Updated: Dec 15, 2020

If you haven’t seen the show Million Dollar Listing Los Angeles watch an episode. But be warned, you might not get up from the couch for a couple of hours.

Approach the show with an open mind. On the surface, Million Dollar Listing looks like the typical staged reality show that lacks any semblance of true everyday life. The producers do an excellent job of adding excitement, rift, and anticipation to real estate transaction that are, in real life, generally mundane.

The show follows five real estate brokers that buy and sell multi-million-dollar homes in the Los Angeles area. You’ll see the brokers spend thousands of dollars trying to entice the right buyers to their listings, all for the reward of five- and even six-figure commissions.

A HUGE part of the show is capturing the price negotiations between buyer and seller that fluctuate not just in thousands of dollars but in hundreds of thousands of dollars. Yikes.

Some buyers profit off the sale and some take a loss, a big loss.

The show got me thinking about what a profit or a loss on selling a home can do to your tax liability.

Real estate transactions impact every homeowner from young couples selling their starter home for an upgrade, to older couples selling their longtime family home to downsize later in life.

To not bog you down in the legalese of the tax code, I will provide the birds eye view of the tax consequences when it comes to selling your home.

Figure your Gain or Figure your Loss

Use the formula at the left to determine your gain or loss. A positive number indicates a gain on the sale, a negative number means a loss.

(Adjusted basis is the purchase price of the home adjusted for various items. For example, the cost of a remodel is added to the home’s basis.)

Home Sale that Results in a Gain

Because home ownership is a defining feature of the “American Dream,” the tax code allows home-owning taxpayers to exclude some or all of the capital gains they realize on the sale of their main home.

Married homeowners can exclude gain up to $500,000, single taxpayers can exclude up to $250,000.

To qualify for the maximum exclusion the homeowner must meet the eligibility test:

1. Must own the home for at least 24 months out of the last 5 years leading up to the sale.

2. Must have used the home as their residence for at least 24 months during the last 5 years.
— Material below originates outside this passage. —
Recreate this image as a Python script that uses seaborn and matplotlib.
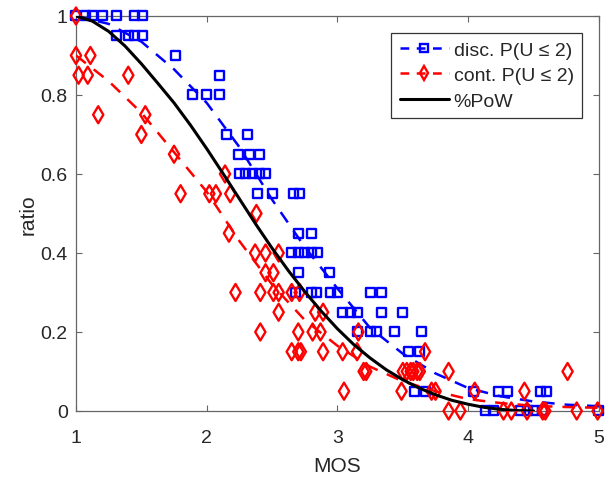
import numpy as np
import pandas as pd
import matplotlib
matplotlib.use('Agg')
import matplotlib.pyplot as plt
import seaborn as sb
from matplotlib.lines import Line2D

# discrete rating scale: P(U <= 2) per test condition
disc_mos = [1.0, 1.07, 1.13, 1.20, 1.31, 1.45, 1.51,
            1.31, 1.40, 1.45, 1.51,
            1.76,
            2.10,
            1.89, 2.00, 2.10,
            2.15, 2.31,
            2.24, 2.33, 2.40,
            2.25, 2.30, 2.35, 2.40, 2.45,
            2.39, 2.50, 2.66, 2.71,
            2.70, 2.80,
            2.65, 2.70, 2.75, 2.80, 2.85,
            2.70, 2.94,
            2.68, 2.80, 2.84, 2.95, 3.00, 3.25, 3.34,
            3.04, 3.10, 3.15, 3.34, 3.50,
            3.15, 3.25, 3.30, 3.44, 3.64,
            3.54, 3.63,
            3.59, 3.67, 4.04, 4.23, 4.30, 4.55, 4.60,
            4.13, 4.19, 4.40, 4.45, 4.50, 4.57, 5.0]
disc_ratio = [1.0]*7 + [0.95]*4 + [0.9] + [0.85] + [0.8]*3 + [0.7]*2 + [0.65]*3 + \
             [0.6]*5 + [0.55]*4 + [0.45]*2 + [0.4]*5 + [0.35]*2 + [0.3]*7 + [0.25]*5 + \
             [0.2]*5 + [0.15]*2 + [0.05]*7 + [0.0]*7

# continuous rating scale
cont_mos = [1.0,
            1.0, 1.11,
            1.02, 1.09, 1.40,
            1.17, 1.53,
            1.50,
            1.75,
            2.14,
            1.80, 2.02, 2.07, 2.18,
            2.38,
            2.17,
            2.37, 2.45, 2.55,
            2.45, 2.51,
            2.22, 2.41, 2.51, 2.55, 2.65, 2.71,
            2.55, 2.83, 2.89,
            2.41, 2.70, 2.81, 2.87, 3.16,
            2.65, 2.70, 2.72, 2.89, 3.04, 3.15, 3.67,
            3.20, 3.22, 3.50, 3.53, 3.56, 3.58, 3.61, 3.63, 3.85, 4.76,
            3.05, 3.49, 3.72, 3.75, 4.05, 4.43,
            3.85, 3.94, 4.27, 4.33, 4.45, 4.57, 4.59, 4.83, 4.99]
cont_ratio = [1.0] + [0.9]*2 + [0.85]*3 + [0.75]*2 + [0.7] + [0.65] + [0.6] + [0.55]*4 + \
             [0.5] + [0.45] + [0.4]*3 + [0.35]*2 + [0.3]*6 + [0.25]*3 + [0.2]*5 + \
             [0.15]*7 + [0.1]*10 + [0.05]*6 + [0.0]*9

# fitted curves
fit_mos = [1.0, 1.25, 1.5, 1.75, 2.0, 2.25, 2.5, 2.75, 3.0, 3.25, 3.5, 3.75, 4.0, 4.25, 4.5, 4.75, 5.0]
disc_fit = [1.0, 0.98, 0.935, 0.865, 0.78, 0.668, 0.535, 0.415, 0.31, 0.21, 0.145, 0.095, 0.058, 0.037, 0.024, 0.016, 0.012]
cont_fit = [0.9, 0.835, 0.755, 0.655, 0.555, 0.43, 0.32, 0.23, 0.165, 0.112, 0.075, 0.05, 0.03, 0.02, 0.013, 0.01, 0.008]

pow_mos = [1.0, 1.125, 1.25, 1.375, 1.5, 1.625, 1.75, 1.875, 2.0, 2.125, 2.25, 2.375, 2.5, 2.625,
           2.75, 2.875, 3.0, 3.125, 3.25, 3.375, 3.5, 3.625, 3.75, 3.875, 4.0, 4.125, 4.25, 4.375, 4.5]
pow_ratio = [1.0, 0.987, 0.961, 0.924, 0.879, 0.83, 0.78, 0.724, 0.664, 0.601, 0.537, 0.473, 0.412, 0.355,
             0.302, 0.253, 0.208, 0.168, 0.134, 0.104, 0.079, 0.058, 0.041, 0.027, 0.017, 0.009, 0.004, 0.001, 0.0]

sb.set_style('white')
plt.rcParams['font.family'] = ['Liberation Sans', 'DejaVu Sans']

fig, ax = plt.subplots(figsize=(6.05, 4.81), dpi=100)
fig.subplots_adjust(left=0.1256, right=0.990, top=0.9647, bottom=0.1435)

sb.scatterplot(x=disc_mos, y=disc_ratio, marker='s', s=42, ax=ax, zorder=3, clip_on=False)
pts = ax.collections[-1]
pts.set_facecolor('none'); pts.set_edgecolor('blue'); pts.set_linewidth(1.7)
sb.lineplot(x=fit_mos, y=disc_fit, color='blue', lw=1.8, ls=(0, (5, 4)), sort=False, estimator=None, ax=ax, zorder=4)

sb.scatterplot(x=cont_mos, y=cont_ratio, marker='d', s=75, ax=ax, zorder=5, clip_on=False)
pts = ax.collections[-1]
pts.set_facecolor('none'); pts.set_edgecolor('red'); pts.set_linewidth(1.7)
sb.lineplot(x=fit_mos, y=cont_fit, color='red', lw=1.8, ls=(0, (5, 4)), sort=False, estimator=None, ax=ax, zorder=6)

sb.lineplot(x=pow_mos, y=pow_ratio, color='black', lw=2.2, sort=False, estimator=None, ax=ax, zorder=7)

ax.set_xlim(1, 5)
ax.set_ylim(0, 1)
ax.set_xticks([1, 2, 3, 4, 5])
ax.set_yticks([0, 0.2, 0.4, 0.6, 0.8, 1])
ax.set_yticklabels(['0', '0.2', '0.4', '0.6', '0.8', '1'])
ax.tick_params(direction='in', length=4, width=0.8, colors='#666666', labelcolor='#262626',
               labelsize=14, top=True, right=True, bottom=True, left=True)
ax.tick_params(axis='x', pad=13)
ax.tick_params(axis='y', pad=6)
for s in ax.spines.values():
    s.set_color('#666666')
    s.set_linewidth(0.9)
ax.set_xlabel('MOS', fontsize=15, color='#262626', labelpad=7)
ax.set_ylabel('ratio', fontsize=15, color='#262626', labelpad=2)

handles = [Line2D([], [], color='blue', ls=(0, (3.5, 3)), lw=1.8, marker='s', ms=5.5, mfc='none', mew=1.7),
           Line2D([], [], color='red', ls=(0, (3.5, 3)), lw=1.8, marker='d', ms=7, mfc='none', mew=1.7),
           Line2D([], [], color='black', lw=2.2)]
leg = ax.legend(handles, ['disc. P(U ≤ 2)', 'cont. P(U ≤ 2)', '%PoW'], loc='upper right',
                fontsize=14, handlelength=2.5, handletextpad=0.25, fancybox=False, framealpha=1,
                edgecolor='#333333', borderaxespad=0.85, borderpad=0.45, labelspacing=0.4)
leg.get_frame().set_linewidth(0.9)
leg.set_zorder(10)

plt.savefig('out.png')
If the couple is married, each spouse must satisfy the residence requirement.

3. Must not have sold a home within the last 2 years or sold a home but didn’t take the exclusion on any of the gain.

Other factors come into play when determining eligibility and the amount of gain that can be excluded. Options exist if you don’t meet the eligibility requirements. For example, you may meet requirements for a partial exclusion if the main reason for the sale of your home was work relocation, a health issue, or an unforeseeable event.

Basic Example

Here’s why this exclusion is such a big win for eligible homeowners:

Ben and Patty purchased their home in 1985 for $90,000.

They’ve paid off their mortgage and done major work on the house from remodeling the kitchen to adding a bathroom. The total remodeling costs rang in at $80,000.

In 2019, Ben and Patty decided to sell their home. The buyers purchased the home for $300,000.

Ben and Patty walk away with a capital gain of $115,000 all of which they can exclude from taxes since the maximum exclusion for married couples is $500,000.

If Ben and Patty’s gain was taxed at 15 percent, they’d have to pay a tax bill of $17,250.

Home Sale that Results in a Loss

Unfortunately, if you sell your home at a loss, you can’t deduct it on your tax return. Taxpayers can only deduct losses on property used in a trade or business, or for investment purposes.

Make sure you’re not in this boat since the loss on your home doesn’t reduce your tax liability.

The next time you’re watching Million Dollar Listing Los Angeles remember that not everyone walks away with a million-dollar profit when selling their home. But that doesn’t mean you can’t fantasize about what you’d do with the money!